**WHAT THE TASK ASKS:**
Copy the records below exactly, starting at the line that contains "Write the D3.js code for this chart." and ending at the line that contains "d3.scaleLinear().domain([-12, 36]).range([682.5, 246.5]);"; leave out any pictures.

**EXERCISE MATERIAL:**

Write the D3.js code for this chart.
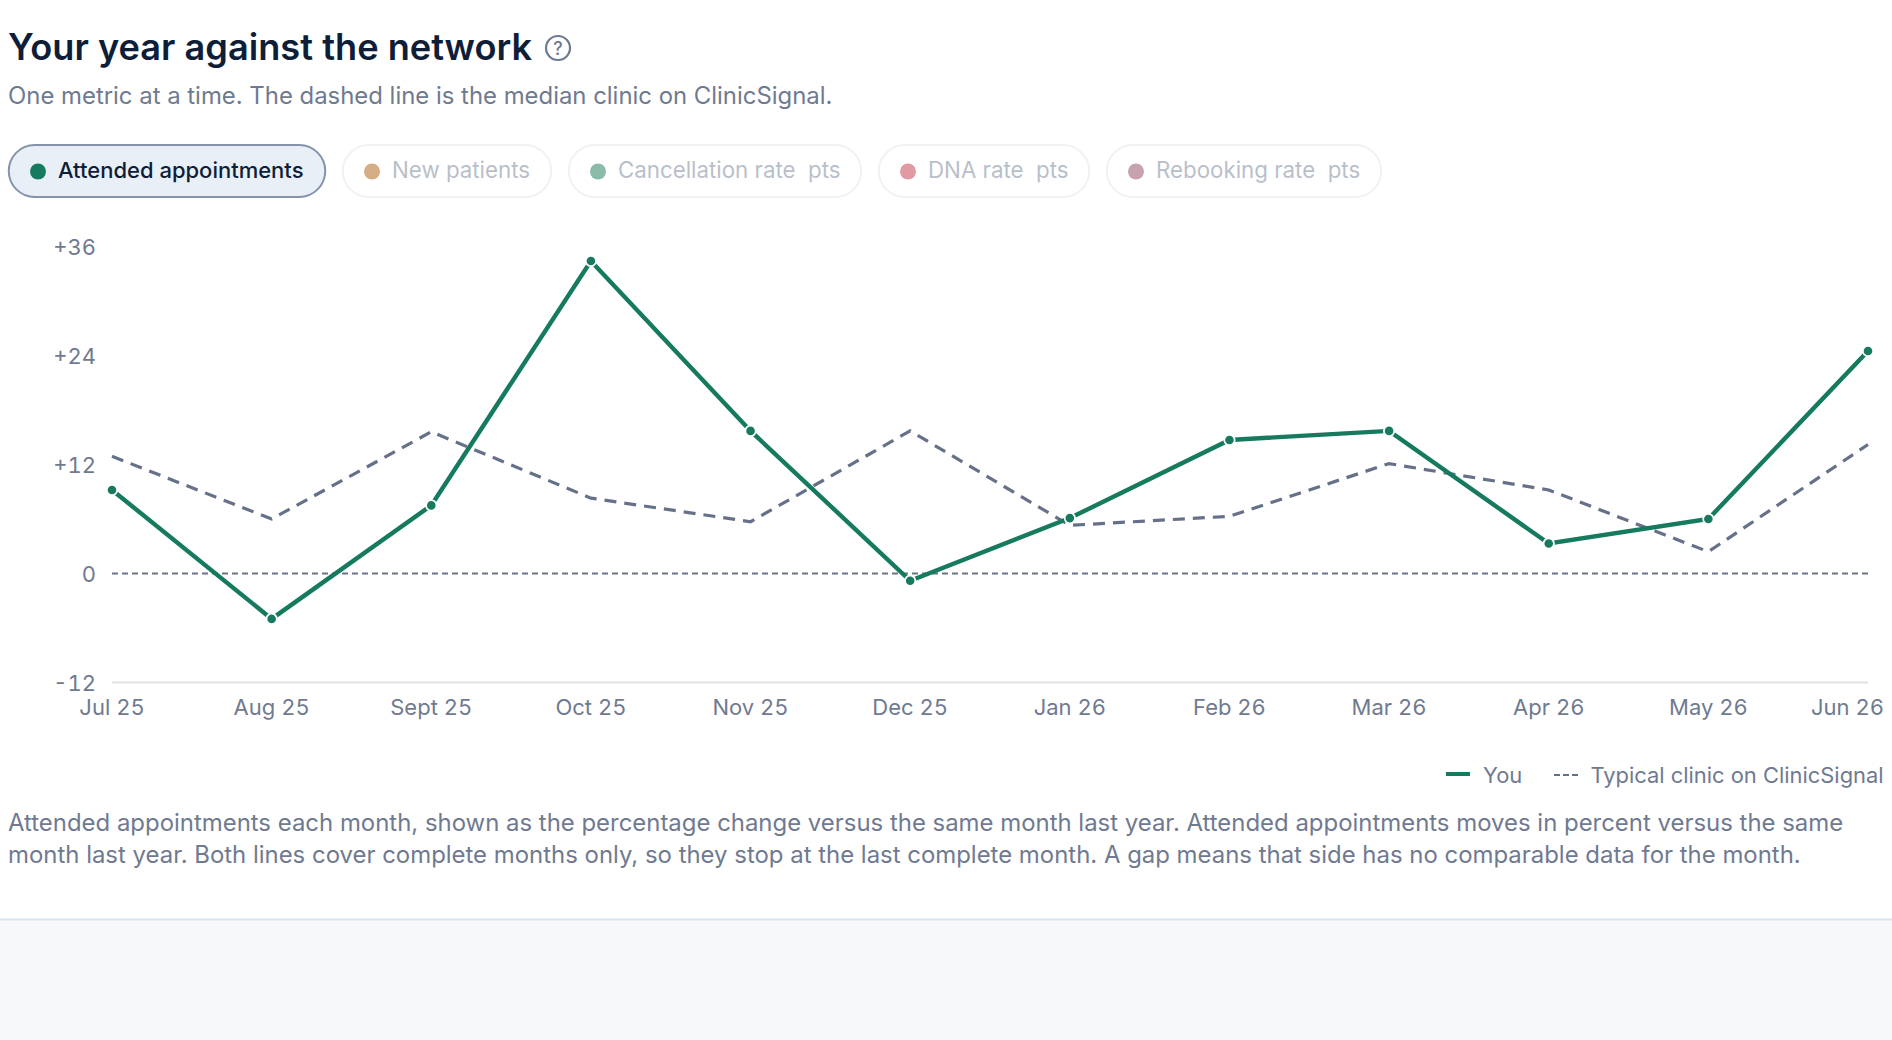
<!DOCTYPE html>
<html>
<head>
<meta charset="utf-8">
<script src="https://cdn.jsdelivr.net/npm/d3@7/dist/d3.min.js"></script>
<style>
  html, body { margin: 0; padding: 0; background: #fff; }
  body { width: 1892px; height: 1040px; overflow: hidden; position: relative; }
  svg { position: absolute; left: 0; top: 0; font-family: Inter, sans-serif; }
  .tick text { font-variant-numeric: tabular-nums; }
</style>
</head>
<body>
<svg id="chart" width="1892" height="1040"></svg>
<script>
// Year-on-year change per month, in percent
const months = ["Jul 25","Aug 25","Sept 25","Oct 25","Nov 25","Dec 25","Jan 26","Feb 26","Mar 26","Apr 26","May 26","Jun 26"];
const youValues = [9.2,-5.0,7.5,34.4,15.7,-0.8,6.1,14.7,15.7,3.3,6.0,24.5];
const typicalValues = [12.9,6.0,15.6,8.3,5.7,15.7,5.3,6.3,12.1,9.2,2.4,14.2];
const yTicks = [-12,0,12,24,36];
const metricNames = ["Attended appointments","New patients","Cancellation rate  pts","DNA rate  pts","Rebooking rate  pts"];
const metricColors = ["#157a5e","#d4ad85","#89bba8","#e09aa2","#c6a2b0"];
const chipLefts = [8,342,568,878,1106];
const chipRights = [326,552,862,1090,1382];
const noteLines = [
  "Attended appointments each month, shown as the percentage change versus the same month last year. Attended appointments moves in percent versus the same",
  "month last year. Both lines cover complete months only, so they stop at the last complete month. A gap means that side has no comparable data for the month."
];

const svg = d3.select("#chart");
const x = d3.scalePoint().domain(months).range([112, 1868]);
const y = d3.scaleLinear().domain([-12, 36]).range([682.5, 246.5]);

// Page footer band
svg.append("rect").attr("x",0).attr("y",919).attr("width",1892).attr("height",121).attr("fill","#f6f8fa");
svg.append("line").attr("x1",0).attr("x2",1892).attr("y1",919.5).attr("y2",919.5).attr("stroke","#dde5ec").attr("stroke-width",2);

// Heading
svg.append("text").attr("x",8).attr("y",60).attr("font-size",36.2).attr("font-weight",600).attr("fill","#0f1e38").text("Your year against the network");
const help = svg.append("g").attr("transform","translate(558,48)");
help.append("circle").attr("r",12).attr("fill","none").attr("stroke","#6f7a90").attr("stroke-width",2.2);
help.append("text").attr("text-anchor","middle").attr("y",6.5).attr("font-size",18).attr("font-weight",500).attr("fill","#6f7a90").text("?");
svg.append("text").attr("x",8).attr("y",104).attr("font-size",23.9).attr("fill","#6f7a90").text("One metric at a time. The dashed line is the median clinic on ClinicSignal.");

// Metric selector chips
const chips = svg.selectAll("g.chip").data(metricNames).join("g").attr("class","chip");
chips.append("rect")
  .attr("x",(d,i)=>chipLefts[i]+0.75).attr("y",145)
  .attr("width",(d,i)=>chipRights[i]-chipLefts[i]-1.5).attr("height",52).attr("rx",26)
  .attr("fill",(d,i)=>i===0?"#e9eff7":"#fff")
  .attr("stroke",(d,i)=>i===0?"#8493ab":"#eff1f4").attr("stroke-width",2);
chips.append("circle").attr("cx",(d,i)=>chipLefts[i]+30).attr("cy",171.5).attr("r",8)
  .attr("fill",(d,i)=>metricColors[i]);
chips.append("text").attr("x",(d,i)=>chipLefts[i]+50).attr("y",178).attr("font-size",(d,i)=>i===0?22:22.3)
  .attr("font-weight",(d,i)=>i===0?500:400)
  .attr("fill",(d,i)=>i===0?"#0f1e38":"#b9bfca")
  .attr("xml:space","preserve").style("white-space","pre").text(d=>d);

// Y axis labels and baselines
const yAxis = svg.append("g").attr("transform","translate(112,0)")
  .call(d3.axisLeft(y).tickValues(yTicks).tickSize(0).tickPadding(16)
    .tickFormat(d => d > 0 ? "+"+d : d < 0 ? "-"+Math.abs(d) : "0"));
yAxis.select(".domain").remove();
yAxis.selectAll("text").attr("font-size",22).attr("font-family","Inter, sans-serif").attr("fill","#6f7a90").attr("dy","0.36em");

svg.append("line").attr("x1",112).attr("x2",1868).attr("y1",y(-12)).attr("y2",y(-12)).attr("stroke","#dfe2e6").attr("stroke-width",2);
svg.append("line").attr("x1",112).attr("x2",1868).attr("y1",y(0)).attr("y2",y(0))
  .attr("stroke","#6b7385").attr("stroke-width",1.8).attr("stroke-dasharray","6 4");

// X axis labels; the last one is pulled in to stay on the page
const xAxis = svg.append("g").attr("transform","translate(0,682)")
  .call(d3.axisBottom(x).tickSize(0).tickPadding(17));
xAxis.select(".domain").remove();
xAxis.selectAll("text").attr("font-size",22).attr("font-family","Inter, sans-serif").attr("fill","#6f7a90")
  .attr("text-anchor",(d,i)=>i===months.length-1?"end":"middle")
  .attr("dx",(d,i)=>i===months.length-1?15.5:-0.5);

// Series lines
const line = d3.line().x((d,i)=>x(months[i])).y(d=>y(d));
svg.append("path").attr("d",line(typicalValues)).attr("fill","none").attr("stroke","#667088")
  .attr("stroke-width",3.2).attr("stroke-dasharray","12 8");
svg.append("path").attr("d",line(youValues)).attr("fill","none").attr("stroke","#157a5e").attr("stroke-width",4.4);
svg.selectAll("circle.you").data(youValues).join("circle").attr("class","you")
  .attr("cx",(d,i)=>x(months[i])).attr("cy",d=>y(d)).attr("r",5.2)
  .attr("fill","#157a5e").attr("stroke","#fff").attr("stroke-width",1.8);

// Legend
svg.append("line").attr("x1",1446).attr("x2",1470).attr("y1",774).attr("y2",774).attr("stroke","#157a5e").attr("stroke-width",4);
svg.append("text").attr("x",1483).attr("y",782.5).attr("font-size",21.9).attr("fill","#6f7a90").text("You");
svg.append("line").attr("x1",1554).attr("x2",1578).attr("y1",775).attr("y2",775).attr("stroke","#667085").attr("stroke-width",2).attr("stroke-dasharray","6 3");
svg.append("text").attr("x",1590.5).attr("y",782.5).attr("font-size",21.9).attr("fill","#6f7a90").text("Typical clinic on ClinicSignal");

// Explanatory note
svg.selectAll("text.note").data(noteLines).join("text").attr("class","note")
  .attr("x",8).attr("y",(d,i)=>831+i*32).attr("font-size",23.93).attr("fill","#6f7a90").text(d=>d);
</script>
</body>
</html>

* * *

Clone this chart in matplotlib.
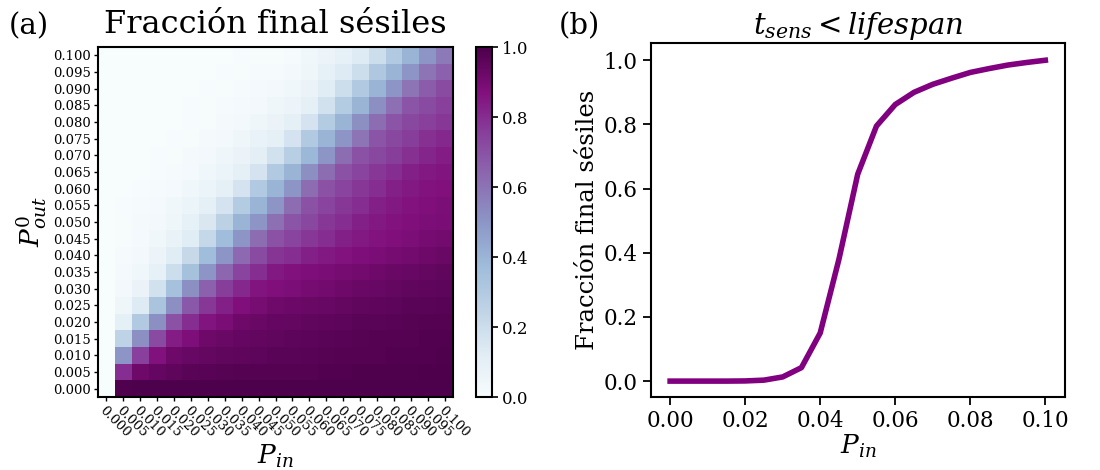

**ANSWER BELOW:**
Write the D3.js code for this chart.
<!DOCTYPE html>
<html>
<head>
<meta charset="utf-8">
<script src="https://cdn.jsdelivr.net/npm/d3@7/dist/d3.min.js"></script>
<style>
  html, body { margin: 0; padding: 0; background: #fff; }
  body { width: 1892px; height: 1040px; overflow: hidden; position: relative; }
  svg { position: absolute; left: 0; top: 0; font-family: Inter, sans-serif; }
  .tick text { font-variant-numeric: tabular-nums; }
</style>
</head>
<body>
<svg id="chart" width="1892" height="1040"></svg>
<script>
// Year-on-year change per month, in percent
const months = ["Jul 25","Aug 25","Sept 25","Oct 25","Nov 25","Dec 25","Jan 26","Feb 26","Mar 26","Apr 26","May 26","Jun 26"];
const youValues = [9.2,-5.0,7.5,34.4,15.7,-0.8,6.1,14.7,15.7,3.3,6.0,24.5];
const typicalValues = [12.9,6.0,15.6,8.3,5.7,15.7,5.3,6.3,12.1,9.2,2.4,14.2];
const yTicks = [-12,0,12,24,36];
const metricNames = ["Attended appointments","New patients","Cancellation rate  pts","DNA rate  pts","Rebooking rate  pts"];
const metricColors = ["#157a5e","#d4ad85","#89bba8","#e09aa2","#c6a2b0"];
const chipLefts = [8,342,568,878,1106];
const chipRights = [326,552,862,1090,1382];
const noteLines = [
  "Attended appointments each month, shown as the percentage change versus the same month last year. Attended appointments moves in percent versus the same",
  "month last year. Both lines cover complete months only, so they stop at the last complete month. A gap means that side has no comparable data for the month."
];

const svg = d3.select("#chart");
const x = d3.scalePoint().domain(months).range([112, 1868]);
const y = d3.scaleLinear().domain([-12, 36]).range([682.5, 246.5]);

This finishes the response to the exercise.